● **Written problem**
Quote the listing in full, exactly as given, minus any pictures.

● **Dataset content**
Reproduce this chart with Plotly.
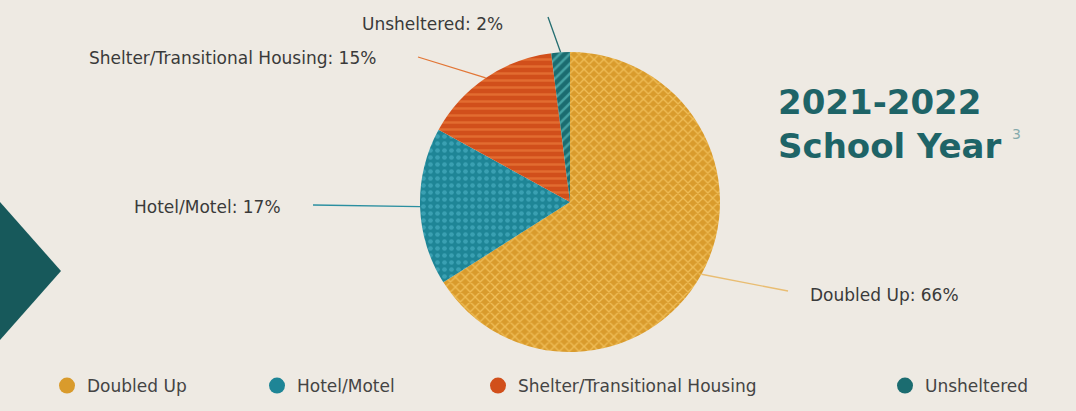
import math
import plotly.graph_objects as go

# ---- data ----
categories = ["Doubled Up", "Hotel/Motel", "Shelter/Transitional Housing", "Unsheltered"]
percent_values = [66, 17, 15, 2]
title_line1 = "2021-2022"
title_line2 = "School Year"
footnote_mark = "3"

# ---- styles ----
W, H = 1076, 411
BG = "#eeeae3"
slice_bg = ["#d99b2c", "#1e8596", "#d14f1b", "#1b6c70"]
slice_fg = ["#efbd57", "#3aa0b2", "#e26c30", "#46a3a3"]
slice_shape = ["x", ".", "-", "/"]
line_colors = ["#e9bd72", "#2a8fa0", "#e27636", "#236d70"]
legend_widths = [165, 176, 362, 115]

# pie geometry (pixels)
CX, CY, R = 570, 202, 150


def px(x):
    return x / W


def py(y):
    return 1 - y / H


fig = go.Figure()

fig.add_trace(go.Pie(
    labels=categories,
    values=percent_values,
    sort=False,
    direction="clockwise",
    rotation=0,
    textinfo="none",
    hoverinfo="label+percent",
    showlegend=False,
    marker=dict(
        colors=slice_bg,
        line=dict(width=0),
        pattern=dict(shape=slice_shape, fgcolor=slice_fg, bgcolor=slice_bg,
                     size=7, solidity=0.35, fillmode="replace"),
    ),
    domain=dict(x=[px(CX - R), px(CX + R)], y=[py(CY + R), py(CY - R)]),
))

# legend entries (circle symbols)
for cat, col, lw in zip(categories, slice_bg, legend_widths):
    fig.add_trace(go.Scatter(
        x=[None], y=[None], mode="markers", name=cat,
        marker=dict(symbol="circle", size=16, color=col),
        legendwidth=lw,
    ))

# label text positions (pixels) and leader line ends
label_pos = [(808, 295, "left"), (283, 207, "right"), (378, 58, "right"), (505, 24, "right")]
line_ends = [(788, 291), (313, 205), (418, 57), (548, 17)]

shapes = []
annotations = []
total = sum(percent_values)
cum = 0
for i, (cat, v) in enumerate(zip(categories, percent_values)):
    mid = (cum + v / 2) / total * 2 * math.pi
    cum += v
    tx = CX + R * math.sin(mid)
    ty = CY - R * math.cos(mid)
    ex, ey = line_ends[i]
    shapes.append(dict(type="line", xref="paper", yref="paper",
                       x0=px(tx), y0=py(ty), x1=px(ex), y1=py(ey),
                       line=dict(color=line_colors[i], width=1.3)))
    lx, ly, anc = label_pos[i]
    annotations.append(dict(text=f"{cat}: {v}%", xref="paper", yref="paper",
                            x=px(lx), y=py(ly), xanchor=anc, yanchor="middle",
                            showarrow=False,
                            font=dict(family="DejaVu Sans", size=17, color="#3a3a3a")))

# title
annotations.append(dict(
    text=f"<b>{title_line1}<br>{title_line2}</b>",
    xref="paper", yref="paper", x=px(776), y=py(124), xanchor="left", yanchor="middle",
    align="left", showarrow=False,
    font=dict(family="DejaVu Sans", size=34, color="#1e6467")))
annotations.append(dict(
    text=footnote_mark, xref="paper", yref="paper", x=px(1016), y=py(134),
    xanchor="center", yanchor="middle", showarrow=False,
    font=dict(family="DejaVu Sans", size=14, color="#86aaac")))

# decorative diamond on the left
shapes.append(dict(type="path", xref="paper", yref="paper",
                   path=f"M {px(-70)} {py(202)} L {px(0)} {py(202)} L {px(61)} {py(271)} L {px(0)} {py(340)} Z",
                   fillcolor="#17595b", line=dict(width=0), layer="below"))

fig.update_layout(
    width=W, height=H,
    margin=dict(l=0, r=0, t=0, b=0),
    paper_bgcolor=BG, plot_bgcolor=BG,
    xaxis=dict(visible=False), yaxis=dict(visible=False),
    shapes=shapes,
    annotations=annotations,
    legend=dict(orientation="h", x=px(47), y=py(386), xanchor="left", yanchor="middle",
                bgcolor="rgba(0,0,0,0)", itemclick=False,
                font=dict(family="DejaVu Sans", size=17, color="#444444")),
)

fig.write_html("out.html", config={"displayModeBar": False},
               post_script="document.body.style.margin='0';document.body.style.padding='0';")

● **Task answer**
Reproduce this chart with Plotly.
import math
import plotly.graph_objects as go

# ---- data ----
categories = ["Doubled Up", "Hotel/Motel", "Shelter/Transitional Housing", "Unsheltered"]
percent_values = [66, 17, 15, 2]
title_line1 = "2021-2022"
title_line2 = "School Year"
footnote_mark = "3"

# ---- styles ----
W, H = 1076, 411
BG = "#eeeae3"
slice_bg = ["#d99b2c", "#1e8596", "#d14f1b", "#1b6c70"]
slice_fg = ["#efbd57", "#3aa0b2", "#e26c30", "#46a3a3"]
slice_shape = ["x", ".", "-", "/"]
line_colors = ["#e9bd72", "#2a8fa0", "#e27636", "#236d70"]
legend_widths = [165, 176, 362, 115]

# pie geometry (pixels)
CX, CY, R = 570, 202, 150


def px(x):
    return x / W


def py(y):
    return 1 - y / H


fig = go.Figure()

fig.add_trace(go.Pie(
    labels=categories,
    values=percent_values,
    sort=False,
    direction="clockwise",
    rotation=0,
    textinfo="none",
    hoverinfo="label+percent",
    showlegend=False,
    marker=dict(
        colors=slice_bg,
        line=dict(width=0),
        pattern=dict(shape=slice_shape, fgcolor=slice_fg, bgcolor=slice_bg,
                     size=7, solidity=0.35, fillmode="replace"),
    ),
    domain=dict(x=[px(CX - R), px(CX + R)], y=[py(CY + R), py(CY - R)]),
))

# legend entries (circle symbols)
for cat, col, lw in zip(categories, slice_bg, legend_widths):
    fig.add_trace(go.Scatter(
        x=[None], y=[None], mode="markers", name=cat,
        marker=dict(symbol="circle", size=16, color=col),
        legendwidth=lw,
    ))

# label text positions (pixels) and leader line ends
label_pos = [(808, 295, "left"), (283, 207, "right"), (378, 58, "right"), (505, 24, "right")]
line_ends = [(788, 291), (313, 205), (418, 57), (548, 17)]

shapes = []
annotations = []
total = sum(percent_values)
cum = 0
for i, (cat, v) in enumerate(zip(categories, percent_values)):
    mid = (cum + v / 2) / total * 2 * math.pi
    cum += v
    tx = CX + R * math.sin(mid)
    ty = CY - R * math.cos(mid)
    ex, ey = line_ends[i]
    shapes.append(dict(type="line", xref="paper", yref="paper",
                       x0=px(tx), y0=py(ty), x1=px(ex), y1=py(ey),
                       line=dict(color=line_colors[i], width=1.3)))
    lx, ly, anc = label_pos[i]
    annotations.append(dict(text=f"{cat}: {v}%", xref="paper", yref="paper",
                            x=px(lx), y=py(ly), xanchor=anc, yanchor="middle",
                            showarrow=False,
                            font=dict(family="DejaVu Sans", size=17, color="#3a3a3a")))

# title
annotations.append(dict(
    text=f"<b>{title_line1}<br>{title_line2}</b>",
    xref="paper", yref="paper", x=px(776), y=py(124), xanchor="left", yanchor="middle",
    align="left", showarrow=False,
    font=dict(family="DejaVu Sans", size=34, color="#1e6467")))
annotations.append(dict(
    text=footnote_mark, xref="paper", yref="paper", x=px(1016), y=py(134),
    xanchor="center", yanchor="middle", showarrow=False,
    font=dict(family="DejaVu Sans", size=14, color="#86aaac")))

# decorative diamond on the left
shapes.append(dict(type="path", xref="paper", yref="paper",
                   path=f"M {px(-70)} {py(202)} L {px(0)} {py(202)} L {px(61)} {py(271)} L {px(0)} {py(340)} Z",
                   fillcolor="#17595b", line=dict(width=0), layer="below"))

fig.update_layout(
    width=W, height=H,
    margin=dict(l=0, r=0, t=0, b=0),
    paper_bgcolor=BG, plot_bgcolor=BG,
    xaxis=dict(visible=False), yaxis=dict(visible=False),
    shapes=shapes,
    annotations=annotations,
    legend=dict(orientation="h", x=px(47), y=py(386), xanchor="left", yanchor="middle",
                bgcolor="rgba(0,0,0,0)", itemclick=False,
                font=dict(family="DejaVu Sans", size=17, color="#444444")),
)

fig.write_html("out.html", config={"displayModeBar": False},
               post_script="document.body.style.margin='0';document.body.style.padding='0';")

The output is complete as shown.